Stored items from a collection
-=-=-=-=-
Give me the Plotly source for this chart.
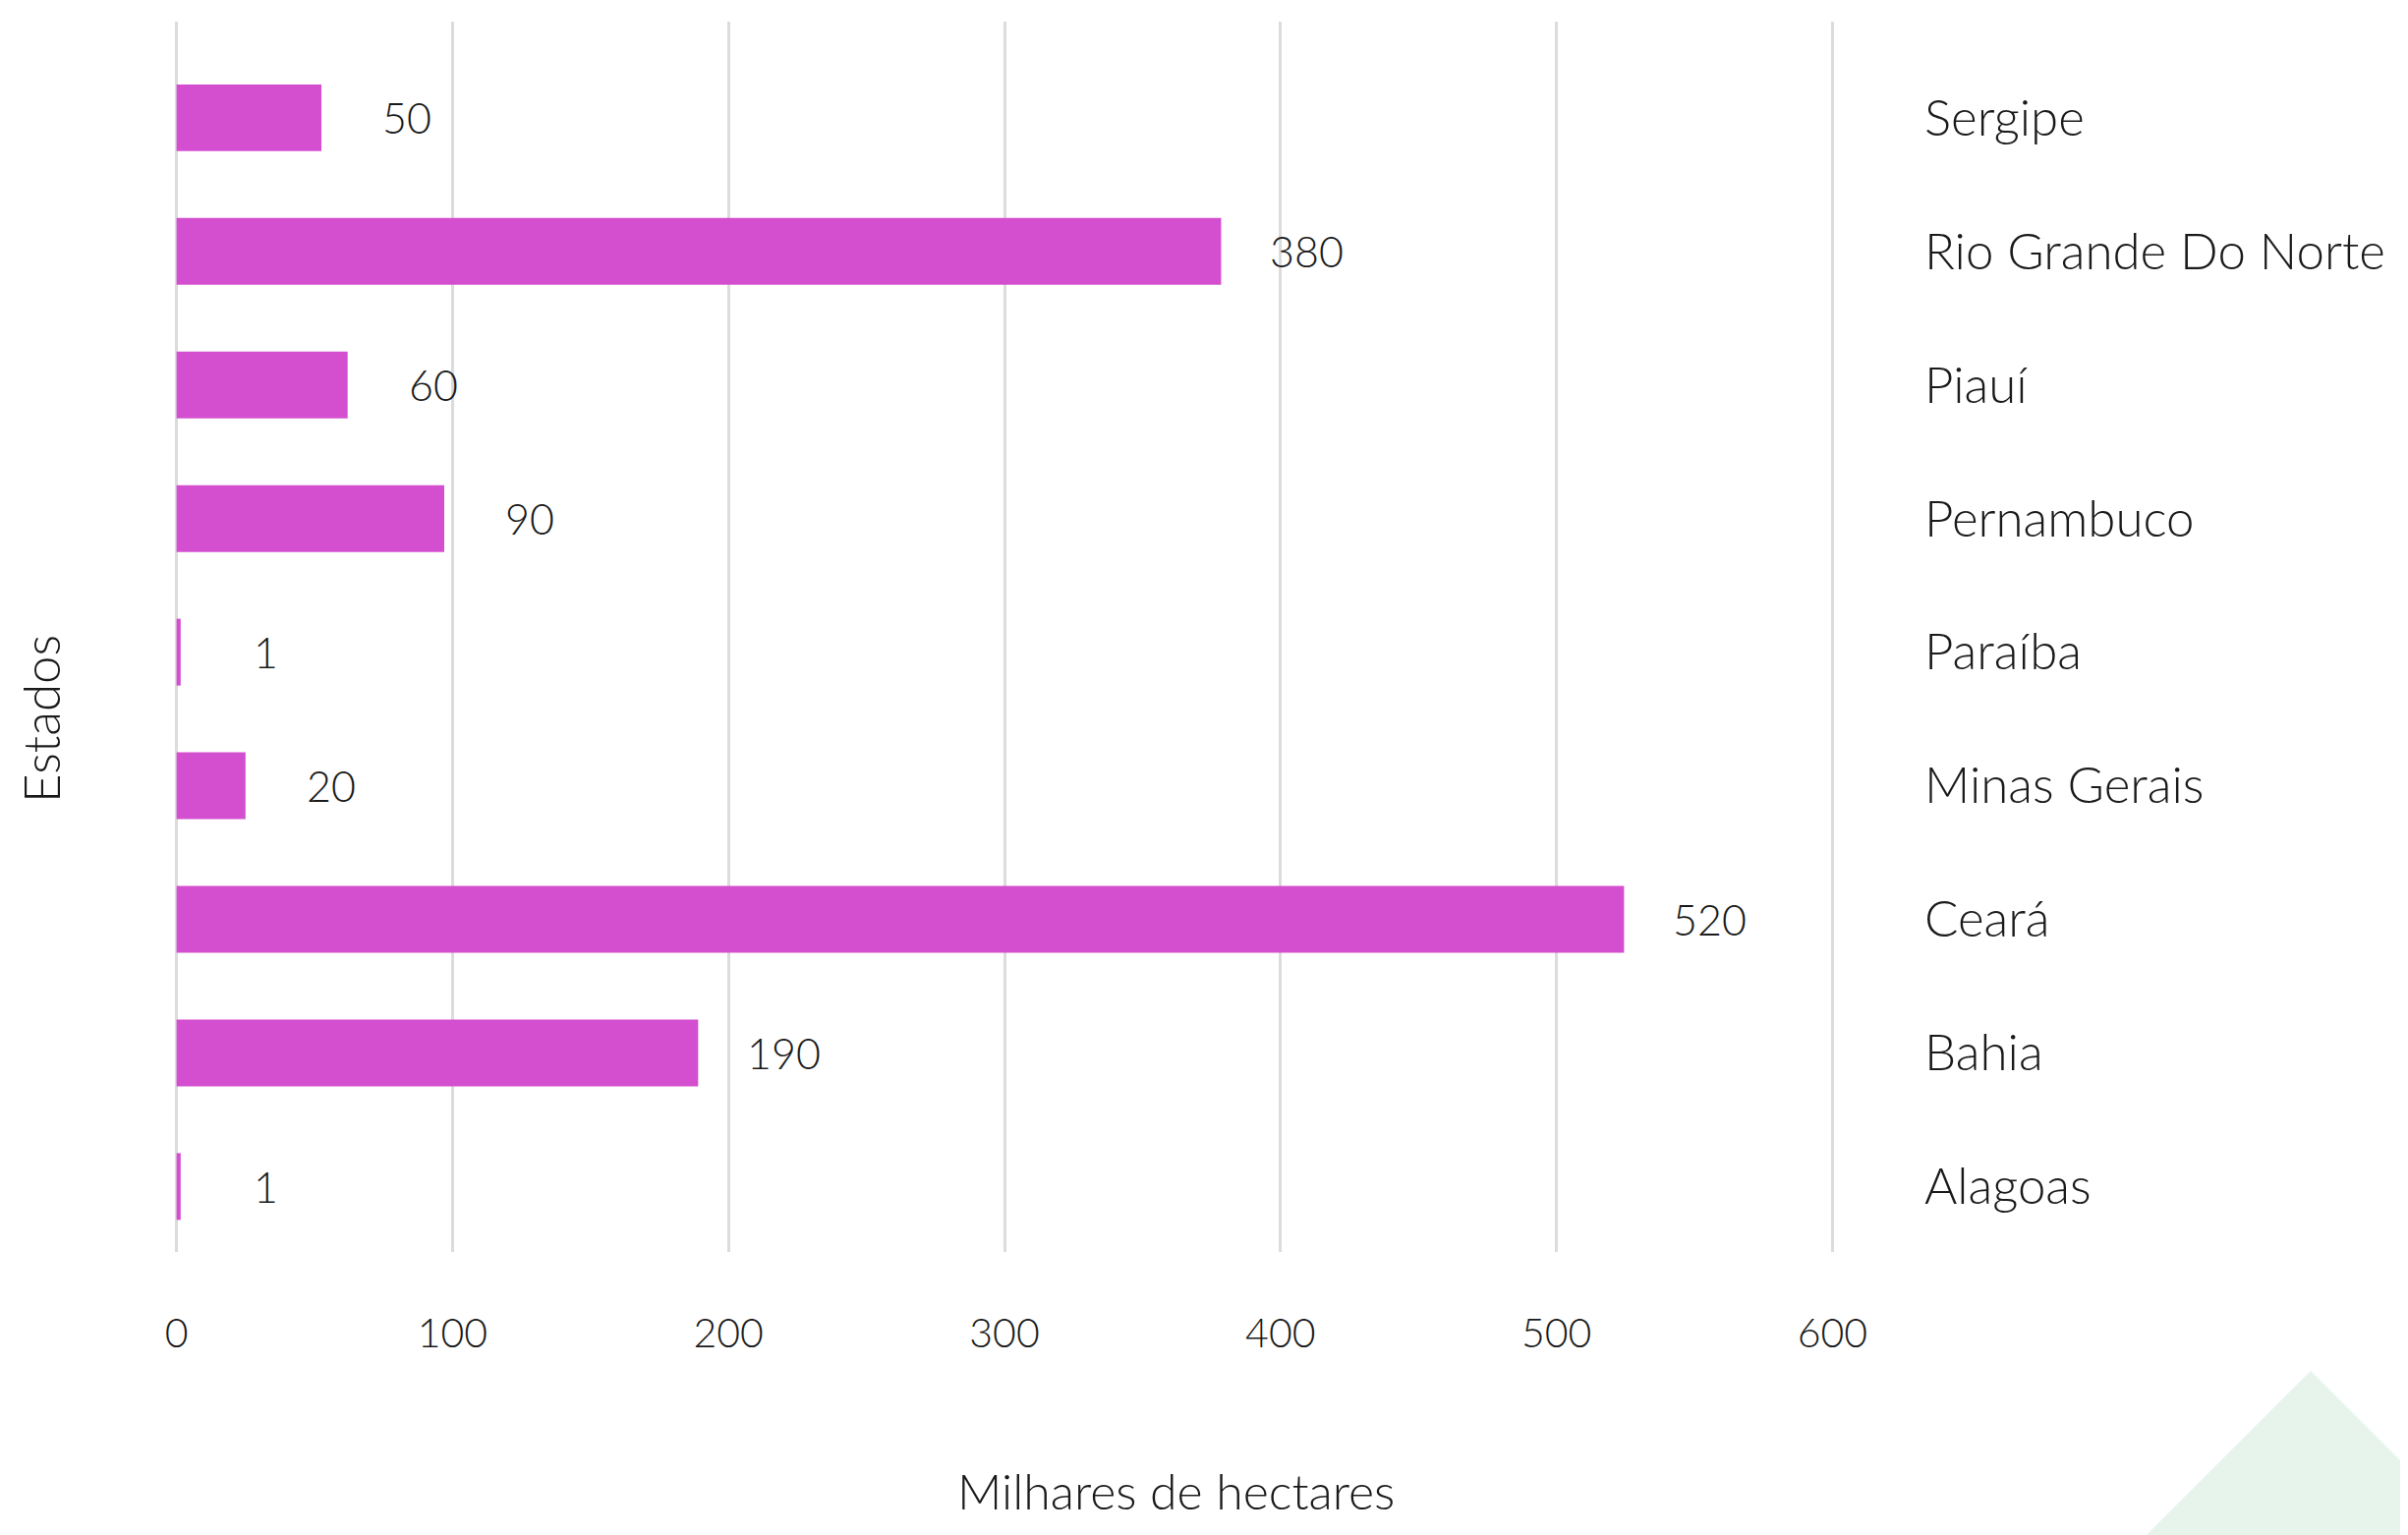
"""Área plantada por estado (milhares de hectares) - barras horizontais"""
import plotly.graph_objects as go

ESTADOS = ["Alagoas", "Bahia", "Ceará", "Minas Gerais", "Paraíba",
           "Pernambuco", "Piauí", "Rio Grande Do Norte", "Sergipe"]
VALORES = [1.5, 189, 524.5, 25, 1.5, 97, 62, 378.5, 52.5]
ROTULOS = ["1", "190", "520", "20", "1", "90", "60", "380", "50"]
X_TICKS = [0, 100, 200, 300, 400, 500, 600]

FONTE = "Lato"
COR_TEXTO = "#1a1a1a"
COR_BARRA = "#D44FD0"
COR_GRADE = "#DCDCDC"

fig = go.Figure()
fig.add_trace(go.Bar(
    x=VALORES,
    y=ESTADOS,
    orientation="h",
    marker=dict(color=COR_BARRA, line=dict(width=0)),
    hoverinfo="x+y",
))

for valor, estado, rotulo in zip(VALORES, ESTADOS, ROTULOS):
    fig.add_annotation(x=valor, y=estado, text=rotulo, showarrow=False,
                       xanchor="center", xshift=87,
                       font=dict(family=FONTE, size=43, color=COR_TEXTO,
                                 weight=300))

fig.add_annotation(text="Estados", xref="paper", yref="paper",
                   x=-0.0778, y=0.433, xanchor="center", yanchor="middle",
                   textangle=-90, showarrow=False,
                   font=dict(family=FONTE, size=51, color=COR_TEXTO,
                             weight=300))
fig.add_annotation(text="Milhares de hectares", xref="paper", yref="paper",
                   x=0.603, y=-0.194, xanchor="center", yanchor="middle",
                   showarrow=False,
                   font=dict(family=FONTE, size=50, color=COR_TEXTO,
                             weight=300))

# triangulo decorativo no canto inferior direito
fig.add_shape(type="path", xref="paper", yref="paper", layer="below",
              path=("M 1.1804 -0.2364 L 1.2836 -0.0966 L 1.3467 -0.1821 "
                    "L 1.3467 -0.2364 Z"),
              fillcolor="#E6F4EC", line=dict(width=0))

fig.update_xaxes(
    range=[-2, 602],
    tickvals=X_TICKS,
    showgrid=True, gridcolor=COR_GRADE, gridwidth=3,
    zeroline=True, zerolinecolor=COR_GRADE, zerolinewidth=3,
    showline=False, ticks="",
    ticklabelstandoff=55,
    tickfont=dict(family=FONTE, size=41, color=COR_TEXTO, weight=300),
)
fig.update_yaxes(
    side="right",
    range=[-0.49, 8.72],
    showgrid=False, showline=False, ticks="",
    ticklabelstandoff=87,
    tickfont=dict(family=FONTE, size=51, color=COR_TEXTO, weight=300),
)

fig.update_layout(
    width=2450, height=1562,
    margin=dict(l=166, r=588, t=14, b=296),
    bargap=0.5,
    plot_bgcolor="white", paper_bgcolor="white",
    showlegend=False,
)

fig.write_html("out.html")
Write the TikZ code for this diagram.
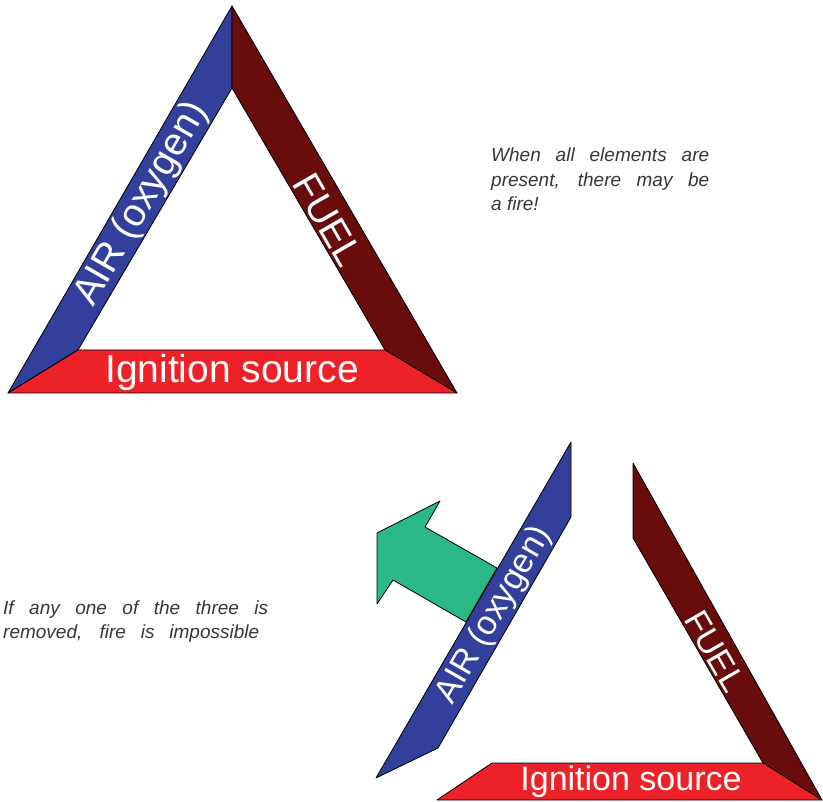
-=-=-=-=-
■ **Exercise**
Transcribe the whole listing exactly. Pictures stay out of your copy.

■ **Output of the exercise**
Give me the Plotly source for this chart.
"""Área plantada por estado (milhares de hectares) - barras horizontais"""
import plotly.graph_objects as go

ESTADOS = ["Alagoas", "Bahia", "Ceará", "Minas Gerais", "Paraíba",
           "Pernambuco", "Piauí", "Rio Grande Do Norte", "Sergipe"]
VALORES = [1.5, 189, 524.5, 25, 1.5, 97, 62, 378.5, 52.5]
ROTULOS = ["1", "190", "520", "20", "1", "90", "60", "380", "50"]
X_TICKS = [0, 100, 200, 300, 400, 500, 600]

FONTE = "Lato"
COR_TEXTO = "#1a1a1a"
COR_BARRA = "#D44FD0"
COR_GRADE = "#DCDCDC"

fig = go.Figure()
fig.add_trace(go.Bar(
    x=VALORES,
    y=ESTADOS,
    orientation="h",
    marker=dict(color=COR_BARRA, line=dict(width=0)),
    hoverinfo="x+y",
))

for valor, estado, rotulo in zip(VALORES, ESTADOS, ROTULOS):
    fig.add_annotation(x=valor, y=estado, text=rotulo, showarrow=False,
                       xanchor="center", xshift=87,
                       font=dict(family=FONTE, size=43, color=COR_TEXTO,
                                 weight=300))

fig.add_annotation(text="Estados", xref="paper", yref="paper",
                   x=-0.0778, y=0.433, xanchor="center", yanchor="middle",
                   textangle=-90, showarrow=False,
                   font=dict(family=FONTE, size=51, color=COR_TEXTO,
                             weight=300))
fig.add_annotation(text="Milhares de hectares", xref="paper", yref="paper",
                   x=0.603, y=-0.194, xanchor="center", yanchor="middle",
                   showarrow=False,
                   font=dict(family=FONTE, size=50, color=COR_TEXTO,
                             weight=300))

# triangulo decorativo no canto inferior direito
fig.add_shape(type="path", xref="paper", yref="paper", layer="below",
              path=("M 1.1804 -0.2364 L 1.2836 -0.0966 L 1.3467 -0.1821 "
                    "L 1.3467 -0.2364 Z"),
              fillcolor="#E6F4EC", line=dict(width=0))

fig.update_xaxes(
    range=[-2, 602],
    tickvals=X_TICKS,
    showgrid=True, gridcolor=COR_GRADE, gridwidth=3,
    zeroline=True, zerolinecolor=COR_GRADE, zerolinewidth=3,
    showline=False, ticks="",
    ticklabelstandoff=55,
    tickfont=dict(family=FONTE, size=41, color=COR_TEXTO, weight=300),
)
fig.update_yaxes(
    side="right",
    range=[-0.49, 8.72],
    showgrid=False, showline=False, ticks="",
    ticklabelstandoff=87,
    tickfont=dict(family=FONTE, size=51, color=COR_TEXTO, weight=300),
)

fig.update_layout(
    width=2450, height=1562,
    margin=dict(l=166, r=588, t=14, b=296),
    bargap=0.5,
    plot_bgcolor="white", paper_bgcolor="white",
    showlegend=False,
)

fig.write_html("out.html")
Write the TikZ code for this diagram.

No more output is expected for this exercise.